Direction: Repeat exactly the lines from the line with "Write a Python" to the line with "4.2e8, 1.38e8, 5.0e7]", including both, and leave out any pictures.

___ Dataset

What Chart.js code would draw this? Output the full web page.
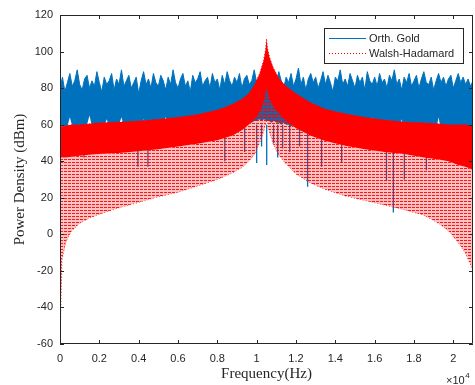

______
___ Dataset

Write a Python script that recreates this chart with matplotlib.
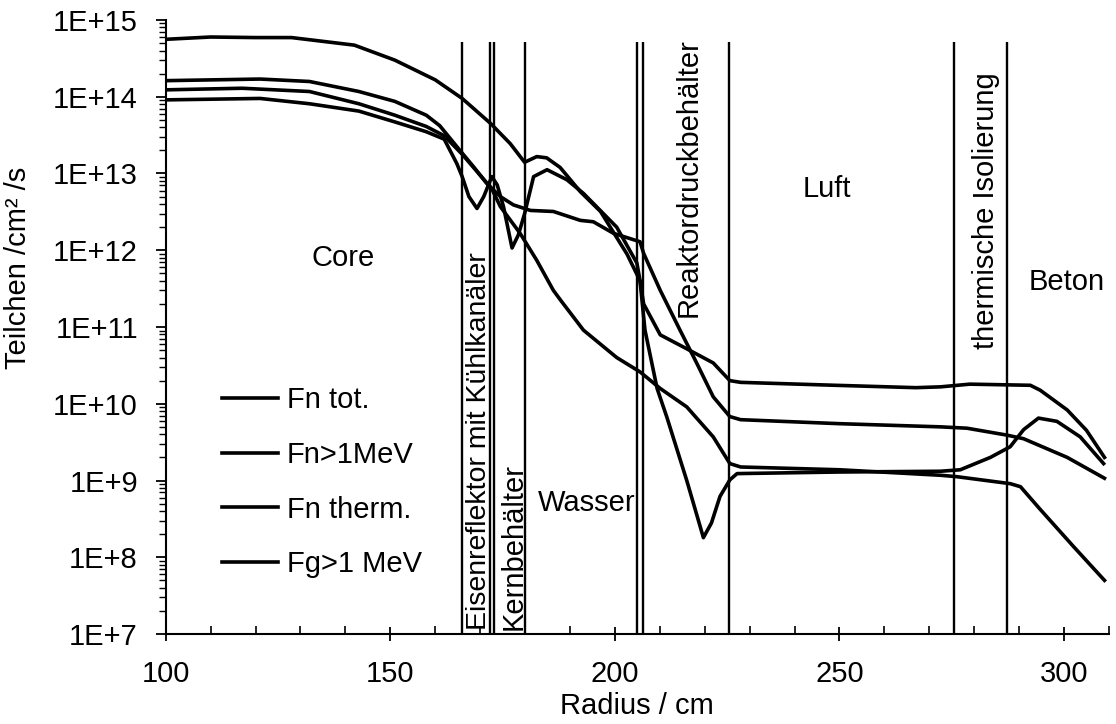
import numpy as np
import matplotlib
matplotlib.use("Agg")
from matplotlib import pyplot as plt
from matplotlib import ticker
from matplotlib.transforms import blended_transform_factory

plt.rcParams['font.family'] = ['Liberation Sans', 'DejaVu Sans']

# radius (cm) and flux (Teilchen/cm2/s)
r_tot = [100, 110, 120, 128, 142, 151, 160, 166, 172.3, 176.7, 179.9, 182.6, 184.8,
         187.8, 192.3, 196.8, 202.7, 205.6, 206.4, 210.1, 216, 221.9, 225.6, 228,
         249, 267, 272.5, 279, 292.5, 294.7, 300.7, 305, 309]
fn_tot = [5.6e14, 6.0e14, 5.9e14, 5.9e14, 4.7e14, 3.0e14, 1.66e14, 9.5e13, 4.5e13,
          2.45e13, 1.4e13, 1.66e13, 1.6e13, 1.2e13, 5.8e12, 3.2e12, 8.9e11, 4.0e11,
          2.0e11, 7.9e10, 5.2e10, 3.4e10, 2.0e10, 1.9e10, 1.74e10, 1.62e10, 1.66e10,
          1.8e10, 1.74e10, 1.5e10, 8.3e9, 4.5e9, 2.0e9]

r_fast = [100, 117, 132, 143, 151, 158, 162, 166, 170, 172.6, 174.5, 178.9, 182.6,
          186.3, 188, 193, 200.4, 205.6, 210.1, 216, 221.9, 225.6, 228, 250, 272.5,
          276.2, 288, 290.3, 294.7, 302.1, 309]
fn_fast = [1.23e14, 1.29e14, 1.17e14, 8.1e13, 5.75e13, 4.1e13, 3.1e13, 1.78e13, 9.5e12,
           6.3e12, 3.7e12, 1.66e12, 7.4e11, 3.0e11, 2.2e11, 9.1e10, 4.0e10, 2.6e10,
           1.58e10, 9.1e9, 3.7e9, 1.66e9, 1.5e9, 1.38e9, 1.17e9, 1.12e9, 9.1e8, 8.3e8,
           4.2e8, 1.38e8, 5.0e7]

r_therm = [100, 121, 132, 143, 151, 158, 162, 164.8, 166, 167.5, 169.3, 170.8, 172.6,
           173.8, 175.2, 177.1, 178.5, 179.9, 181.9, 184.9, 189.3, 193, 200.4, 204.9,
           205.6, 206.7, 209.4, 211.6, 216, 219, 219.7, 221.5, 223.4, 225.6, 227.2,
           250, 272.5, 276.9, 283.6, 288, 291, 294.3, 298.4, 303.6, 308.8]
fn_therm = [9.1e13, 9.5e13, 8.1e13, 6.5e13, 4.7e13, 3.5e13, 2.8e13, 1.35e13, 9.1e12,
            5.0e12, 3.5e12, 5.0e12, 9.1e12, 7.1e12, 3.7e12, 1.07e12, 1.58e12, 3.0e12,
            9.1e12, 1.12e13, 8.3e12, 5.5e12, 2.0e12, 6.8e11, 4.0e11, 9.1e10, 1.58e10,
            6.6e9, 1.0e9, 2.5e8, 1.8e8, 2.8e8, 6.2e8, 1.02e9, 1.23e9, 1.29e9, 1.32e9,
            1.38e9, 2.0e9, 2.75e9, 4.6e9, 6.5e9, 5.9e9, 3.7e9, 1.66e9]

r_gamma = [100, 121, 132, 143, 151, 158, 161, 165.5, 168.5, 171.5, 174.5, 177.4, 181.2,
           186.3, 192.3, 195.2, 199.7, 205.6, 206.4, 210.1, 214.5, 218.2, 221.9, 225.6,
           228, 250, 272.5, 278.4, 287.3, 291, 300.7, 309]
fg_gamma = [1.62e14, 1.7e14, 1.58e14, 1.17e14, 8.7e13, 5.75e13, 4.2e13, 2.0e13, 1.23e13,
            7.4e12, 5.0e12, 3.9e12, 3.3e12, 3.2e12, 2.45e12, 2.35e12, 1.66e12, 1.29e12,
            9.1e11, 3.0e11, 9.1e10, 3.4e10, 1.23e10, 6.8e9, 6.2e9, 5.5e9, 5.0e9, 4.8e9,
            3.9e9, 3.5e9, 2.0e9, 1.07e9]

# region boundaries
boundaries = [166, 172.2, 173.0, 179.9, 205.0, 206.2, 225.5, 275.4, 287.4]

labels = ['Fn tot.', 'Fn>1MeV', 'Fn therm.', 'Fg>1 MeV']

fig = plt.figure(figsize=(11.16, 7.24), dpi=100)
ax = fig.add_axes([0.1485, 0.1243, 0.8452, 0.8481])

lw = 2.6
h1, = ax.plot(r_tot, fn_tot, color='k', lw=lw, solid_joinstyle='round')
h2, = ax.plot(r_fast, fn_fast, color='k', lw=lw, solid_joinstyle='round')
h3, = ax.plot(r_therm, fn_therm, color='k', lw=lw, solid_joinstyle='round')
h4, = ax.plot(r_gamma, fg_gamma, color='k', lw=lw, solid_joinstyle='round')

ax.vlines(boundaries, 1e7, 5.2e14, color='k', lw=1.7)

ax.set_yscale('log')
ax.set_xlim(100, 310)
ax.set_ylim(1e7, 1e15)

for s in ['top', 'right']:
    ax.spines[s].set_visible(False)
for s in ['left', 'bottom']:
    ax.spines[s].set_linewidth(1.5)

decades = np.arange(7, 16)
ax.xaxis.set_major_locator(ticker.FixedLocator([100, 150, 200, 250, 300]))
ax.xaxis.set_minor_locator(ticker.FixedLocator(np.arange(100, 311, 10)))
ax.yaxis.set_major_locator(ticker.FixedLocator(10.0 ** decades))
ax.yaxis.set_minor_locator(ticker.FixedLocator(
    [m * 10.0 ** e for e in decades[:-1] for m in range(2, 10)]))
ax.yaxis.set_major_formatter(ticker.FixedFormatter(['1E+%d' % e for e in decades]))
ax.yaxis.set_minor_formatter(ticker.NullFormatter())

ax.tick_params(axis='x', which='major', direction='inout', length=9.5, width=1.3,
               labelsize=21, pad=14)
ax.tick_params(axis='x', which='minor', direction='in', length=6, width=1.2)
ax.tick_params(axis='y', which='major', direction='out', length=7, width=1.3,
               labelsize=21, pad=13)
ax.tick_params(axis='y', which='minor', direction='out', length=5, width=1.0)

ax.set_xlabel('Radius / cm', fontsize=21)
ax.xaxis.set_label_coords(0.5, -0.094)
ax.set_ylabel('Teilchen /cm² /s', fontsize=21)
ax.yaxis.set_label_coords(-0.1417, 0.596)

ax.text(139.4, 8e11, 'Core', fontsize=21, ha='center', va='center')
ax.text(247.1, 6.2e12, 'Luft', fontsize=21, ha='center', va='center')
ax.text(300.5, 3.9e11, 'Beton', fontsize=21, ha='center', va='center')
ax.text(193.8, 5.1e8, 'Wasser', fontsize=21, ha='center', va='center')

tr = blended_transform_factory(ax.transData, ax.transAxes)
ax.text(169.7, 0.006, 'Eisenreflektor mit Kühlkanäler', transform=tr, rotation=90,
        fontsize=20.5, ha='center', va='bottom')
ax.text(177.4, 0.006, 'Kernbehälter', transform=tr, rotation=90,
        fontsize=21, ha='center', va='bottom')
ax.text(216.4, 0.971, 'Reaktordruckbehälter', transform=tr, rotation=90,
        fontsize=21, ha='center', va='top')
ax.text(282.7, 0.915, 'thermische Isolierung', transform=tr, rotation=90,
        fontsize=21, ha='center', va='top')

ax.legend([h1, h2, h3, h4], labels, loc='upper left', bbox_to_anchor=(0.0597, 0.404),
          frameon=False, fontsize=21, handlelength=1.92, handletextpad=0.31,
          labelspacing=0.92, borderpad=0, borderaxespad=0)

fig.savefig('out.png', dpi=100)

______
___ Dataset

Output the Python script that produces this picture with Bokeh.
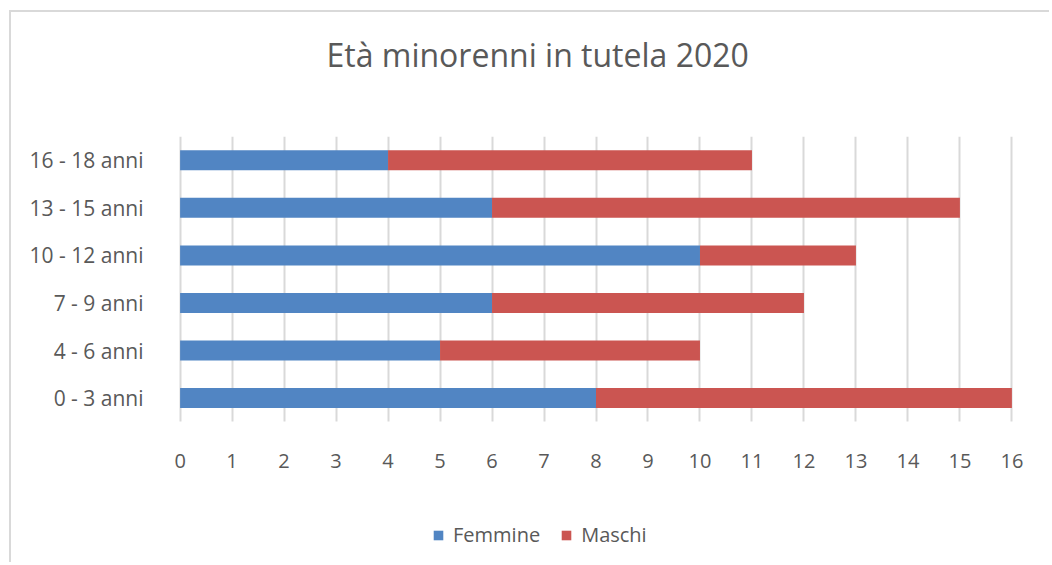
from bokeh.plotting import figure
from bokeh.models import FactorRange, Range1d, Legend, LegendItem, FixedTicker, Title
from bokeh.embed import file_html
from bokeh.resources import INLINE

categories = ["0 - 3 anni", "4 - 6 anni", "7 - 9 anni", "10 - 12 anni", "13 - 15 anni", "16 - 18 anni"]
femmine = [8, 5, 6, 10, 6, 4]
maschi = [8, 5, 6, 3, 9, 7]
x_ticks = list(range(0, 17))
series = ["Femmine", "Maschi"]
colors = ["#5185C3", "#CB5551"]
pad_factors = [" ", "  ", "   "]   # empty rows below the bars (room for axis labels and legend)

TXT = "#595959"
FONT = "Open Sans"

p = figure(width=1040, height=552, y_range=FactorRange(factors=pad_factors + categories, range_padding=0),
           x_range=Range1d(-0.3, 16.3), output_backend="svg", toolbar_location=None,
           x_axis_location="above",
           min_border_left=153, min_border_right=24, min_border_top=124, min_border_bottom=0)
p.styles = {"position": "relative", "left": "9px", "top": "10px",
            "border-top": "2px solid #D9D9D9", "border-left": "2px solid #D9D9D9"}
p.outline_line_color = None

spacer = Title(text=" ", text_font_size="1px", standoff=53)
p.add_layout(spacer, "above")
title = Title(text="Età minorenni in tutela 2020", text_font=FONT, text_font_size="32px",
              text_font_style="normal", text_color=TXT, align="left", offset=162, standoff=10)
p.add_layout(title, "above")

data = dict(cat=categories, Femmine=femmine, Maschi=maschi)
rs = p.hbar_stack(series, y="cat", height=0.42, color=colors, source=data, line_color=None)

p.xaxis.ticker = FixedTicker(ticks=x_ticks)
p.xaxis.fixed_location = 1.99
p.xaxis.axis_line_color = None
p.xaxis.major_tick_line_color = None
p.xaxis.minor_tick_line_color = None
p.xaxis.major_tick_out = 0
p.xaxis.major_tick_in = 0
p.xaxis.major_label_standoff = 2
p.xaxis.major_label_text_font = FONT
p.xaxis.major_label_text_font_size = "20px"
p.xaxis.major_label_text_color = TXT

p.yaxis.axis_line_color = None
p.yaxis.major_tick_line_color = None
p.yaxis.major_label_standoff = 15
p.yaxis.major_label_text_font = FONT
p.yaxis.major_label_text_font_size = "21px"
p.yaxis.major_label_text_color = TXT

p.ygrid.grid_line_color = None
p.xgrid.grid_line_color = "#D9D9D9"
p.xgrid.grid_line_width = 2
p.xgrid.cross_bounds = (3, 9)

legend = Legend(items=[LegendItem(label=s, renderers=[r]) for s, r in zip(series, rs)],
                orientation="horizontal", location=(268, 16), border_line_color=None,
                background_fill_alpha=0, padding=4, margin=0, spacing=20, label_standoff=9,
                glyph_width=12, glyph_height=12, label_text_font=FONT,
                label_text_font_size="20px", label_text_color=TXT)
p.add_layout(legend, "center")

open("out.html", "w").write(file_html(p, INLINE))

______

Result of this task:
Write a Python script that recreates this chart with matplotlib.
import numpy as np
import matplotlib
matplotlib.use("Agg")
from matplotlib import pyplot as plt
from matplotlib import ticker
from matplotlib.transforms import blended_transform_factory

plt.rcParams['font.family'] = ['Liberation Sans', 'DejaVu Sans']

# radius (cm) and flux (Teilchen/cm2/s)
r_tot = [100, 110, 120, 128, 142, 151, 160, 166, 172.3, 176.7, 179.9, 182.6, 184.8,
         187.8, 192.3, 196.8, 202.7, 205.6, 206.4, 210.1, 216, 221.9, 225.6, 228,
         249, 267, 272.5, 279, 292.5, 294.7, 300.7, 305, 309]
fn_tot = [5.6e14, 6.0e14, 5.9e14, 5.9e14, 4.7e14, 3.0e14, 1.66e14, 9.5e13, 4.5e13,
          2.45e13, 1.4e13, 1.66e13, 1.6e13, 1.2e13, 5.8e12, 3.2e12, 8.9e11, 4.0e11,
          2.0e11, 7.9e10, 5.2e10, 3.4e10, 2.0e10, 1.9e10, 1.74e10, 1.62e10, 1.66e10,
          1.8e10, 1.74e10, 1.5e10, 8.3e9, 4.5e9, 2.0e9]

r_fast = [100, 117, 132, 143, 151, 158, 162, 166, 170, 172.6, 174.5, 178.9, 182.6,
          186.3, 188, 193, 200.4, 205.6, 210.1, 216, 221.9, 225.6, 228, 250, 272.5,
          276.2, 288, 290.3, 294.7, 302.1, 309]
fn_fast = [1.23e14, 1.29e14, 1.17e14, 8.1e13, 5.75e13, 4.1e13, 3.1e13, 1.78e13, 9.5e12,
           6.3e12, 3.7e12, 1.66e12, 7.4e11, 3.0e11, 2.2e11, 9.1e10, 4.0e10, 2.6e10,
           1.58e10, 9.1e9, 3.7e9, 1.66e9, 1.5e9, 1.38e9, 1.17e9, 1.12e9, 9.1e8, 8.3e8,
           4.2e8, 1.38e8, 5.0e7]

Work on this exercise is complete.